We saw that several villages had suffered further damage and that houses and the market in Haydan had been destroyed. Several days later, we made our routine visit to deliver drugs and monitor the refurbishment being done to improve hygiene and waste management. But the air raids continued – 10 to 15 almost every day. Haydan and the surrounding area were pounded night and day, until the night of 26 October when the bombing went on for two hours. The hospital supported by MSF was totally destroyed in the first wave. There’s nothing left of the emergency and consultation rooms, maternity unit and inpatient department.
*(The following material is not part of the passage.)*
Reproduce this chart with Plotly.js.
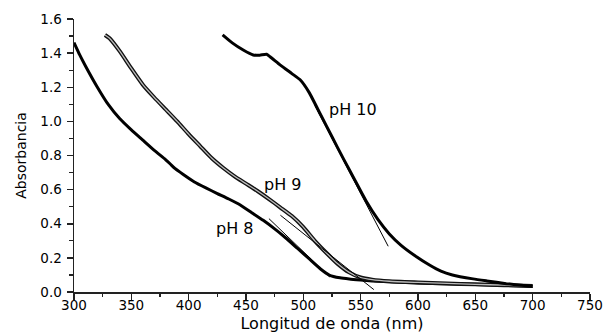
<!DOCTYPE html>
<html>
<head>
<meta charset="utf-8">
<script src="https://cdn.plot.ly/plotly-3.0.1.min.js"></script>
<style>html,body{margin:0;padding:0;background:#fff;}#chart{width:605px;height:333px;}</style>
</head>
<body>
<div id="chart"></div>
<script>
// pH 8 spectrum
var ph8X = [300, 305, 310, 320, 330, 340, 350, 360, 370, 380, 384, 388, 395, 405, 415, 425, 435, 445, 455, 465, 475, 485, 495, 505, 515, 523, 532, 540, 550, 560, 580, 600, 625, 650, 675, 700];
var ph8Y = [1.462, 1.39, 1.325, 1.205, 1.098, 1.015, 0.95, 0.89, 0.83, 0.775, 0.75, 0.724, 0.69, 0.645, 0.61, 0.577, 0.545, 0.51, 0.465, 0.42, 0.37, 0.315, 0.255, 0.195, 0.135, 0.098, 0.083, 0.076, 0.07, 0.065, 0.058, 0.053, 0.048, 0.044, 0.039, 0.033];
// pH 9 spectrum
var ph9X = [327, 331, 340, 350, 360, 370, 380, 390, 400, 410, 420, 430, 440, 450, 460, 470, 480, 490, 500, 510, 520, 530, 540, 550, 560, 575, 600, 625, 650, 675, 700];
var ph9Y = [1.506, 1.487, 1.41, 1.31, 1.215, 1.14, 1.07, 1.0, 0.925, 0.855, 0.785, 0.728, 0.678, 0.635, 0.592, 0.545, 0.495, 0.445, 0.38, 0.30, 0.23, 0.165, 0.115, 0.085, 0.072, 0.063, 0.056, 0.05, 0.045, 0.04, 0.035];
// pH 10 spectrum
var ph10X = [429.6, 438, 447.6, 456.3, 462, 468, 471, 480, 490, 497, 505, 515, 525, 535, 545, 555, 565, 575, 585, 599, 610, 620, 630, 648, 660, 677, 690, 700];
var ph10Y = [1.507, 1.46, 1.418, 1.389, 1.388, 1.393, 1.379, 1.33, 1.28, 1.245, 1.17, 1.04, 0.91, 0.78, 0.655, 0.53, 0.425, 0.34, 0.275, 0.205, 0.158, 0.122, 0.10, 0.077, 0.065, 0.049, 0.04, 0.033];
// tangent lines (band edge extrapolations)
var tan8X = [470, 523];
var tan8Y = [0.43, 0.088];
var tan9X = [480, 561.5];
var tan9Y = [0.45, 0.014];
var tan10X = [510, 574];
var tan10Y = [1.094, 0.268];
// labels
var labelText = ["pH 10", "pH 9", "pH 8"];
var labelX = [523, 466.5, 424.4];
var labelY = [1.07, 0.63, 0.37];

var FONT = "DejaVu Sans, Liberation Sans, Arial, sans-serif";
var curveLine = function (c, w) { return {color: c, width: w, shape: "spline", smoothing: 0.5}; };

var traces = [
  {x: ph8X, y: ph8Y, mode: "lines", line: curveLine("#000", 3), hoverinfo: "skip"},
  {x: ph9X, y: ph9Y, mode: "lines", line: curveLine("#111", 4), hoverinfo: "skip"},
  {x: ph9X, y: ph9Y, mode: "lines", line: curveLine("#bbb", 1.3), hoverinfo: "skip"},
  {x: ph10X, y: ph10Y, mode: "lines", line: curveLine("#000", 3), hoverinfo: "skip"},
  {x: tan8X, y: tan8Y, mode: "lines", line: {color: "#000", width: 1}, hoverinfo: "skip"},
  {x: tan9X, y: tan9Y, mode: "lines", line: {color: "#000", width: 1}, hoverinfo: "skip"},
  {x: tan10X, y: tan10Y, mode: "lines", line: {color: "#000", width: 1}, hoverinfo: "skip"}
];

var annotations = labelText.map(function (t, i) {
  return {x: labelX[i], y: labelY[i], xref: "x", yref: "y", text: t, showarrow: false, xshift: -3,
          xanchor: "left", yanchor: "middle", font: {family: FONT, size: 16, color: "#000"}};
});

var layout = {
  width: 605, height: 333,
  margin: {l: 74, r: 15, t: 19, b: 41, pad: 0},
  paper_bgcolor: "#fff", plot_bgcolor: "#fff",
  showlegend: false,
  font: {family: FONT, color: "#000"},
  xaxis: {
    range: [300, 750], dtick: 50, tick0: 300,
    showgrid: false, zeroline: false, showline: true, linecolor: "#222", linewidth: 1.5,
    ticks: "outside", ticklen: 6, tickwidth: 1.5, tickcolor: "#222",
    minor: {dtick: 25, ticks: "outside", ticklen: 3.5, tickwidth: 1.2, tickcolor: "#222", showgrid: false},
    tickfont: {family: FONT, size: 13.5, color: "#000"},
    ticklabelstandoff: -6,
    title: {text: "Longitud de onda (nm)", font: {family: FONT, size: 16, color: "#000"}, standoff: 15},
    automargin: false
  },
  yaxis: {
    range: [0, 1.6], dtick: 0.2, tick0: 0, tickformat: ".1f",
    showgrid: false, zeroline: false, showline: true, linecolor: "#222", linewidth: 1.5,
    ticks: "outside", ticklen: 6, tickwidth: 1.5, tickcolor: "#222",
    minor: {dtick: 0.1, ticks: "outside", ticklen: 3.5, tickwidth: 1.2, tickcolor: "#222", showgrid: false},
    tickfont: {family: FONT, size: 13.5, color: "#000"},
    ticklabelstandoff: 2,
    title: {text: "Absorbancia", font: {family: FONT, size: 14, color: "#000"}, standoff: 10},
    automargin: false
  },
  annotations: annotations
};

Plotly.newPlot("chart", traces, layout, {staticPlot: true, displayModeBar: false});
</script>
</body>
</html>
Were there any victims in the hospital?

Amazingly, no. The personnel weren’t in the part of the building that was hit in the first strike so they were able to take cover. And there weren’t any patients there that night. During the days that followed I met with the staff. They were in a state of shock. But, even so, they wanted to get back to work. Haydan hospital was the only one still functioning in the region and it served close to 200,000 people. It was really busy. During the week preceding the airstrike, 16 deliveries were attended in the maternity unit that we were supporting and 150 patients were treated in the emergency room. Seventy six were victims of the violence, many more than usual. That same week, a house in the village of Al Kraid that was home to a family of 17 was shelled. They were brought to the hospital. Eleven (some pregnant women, others children) were either deceased on arrival or died in the emergency room. Just three people received treatment, while three others were transferred to the hospital in Saada.

The hospital also had an outpatient department where Ministry of Health personnel gave around 100 consultations a week, 60 to children being treated for malnutrition. But it appears there were fewer patients than usual in the hospital because people were afraid of the very heavy intense bombing.
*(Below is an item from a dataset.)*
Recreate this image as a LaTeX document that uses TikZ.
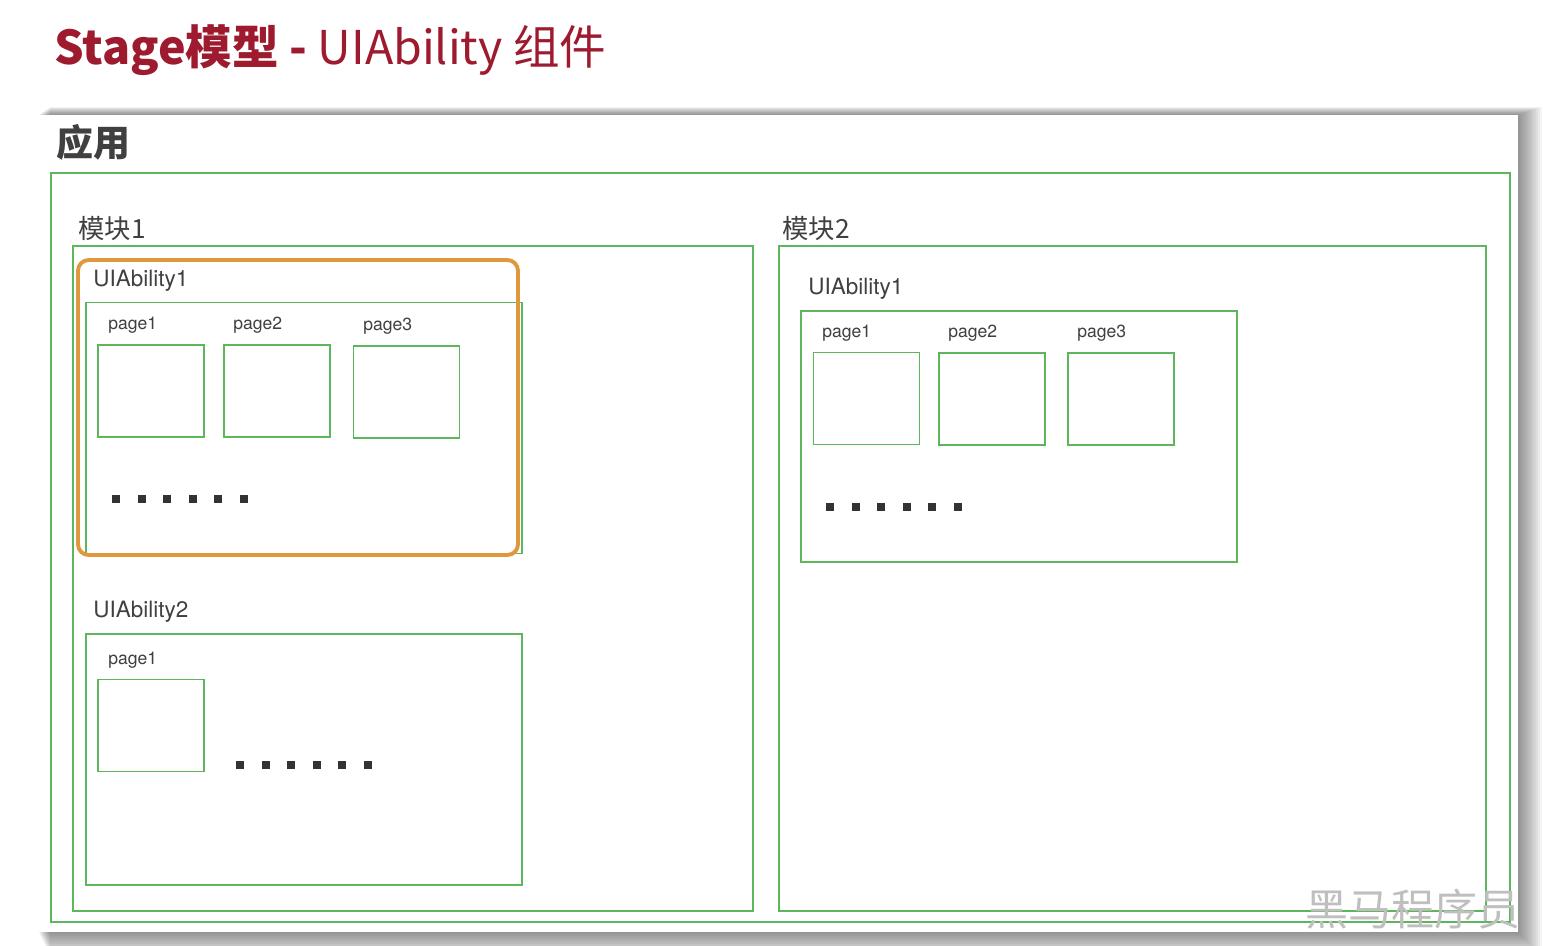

How are people managing with all these air raids?

Although there seem to be fewer strikes on Haydan, they’re still happening. The day after the hospital was destroyed, we saw people in loaded-up cars on the road out of the town. It’s deserted. Its inhabitants have fled to caves carved into the cliffs around Haydan and some told me there can be several families hiding in one cave. They can’t sleep lying down because they have barely enough room even to sit and they only go out to look for food. They use stones to block entry to the caves.

Is Haydan the only place being bombed by the coalition?

The whole region is being targeted, and that includes villages and roads. Roads are littered with wrecked trucks and craters caused by the explosions. Several bridges on the main route to Saada have been damaged. The hospital in Saqim was destroyed by a coalition airstrike last June and, at the end of August, it was the turn of the health centre in Maran, also in Saada governorate. The small town of Kitaf where there is a hospital we would like to assist is also regularly bombed as are, for example, the village of Majz and the towns of Razeh and Ghamr. Indiscriminate bombing is rife.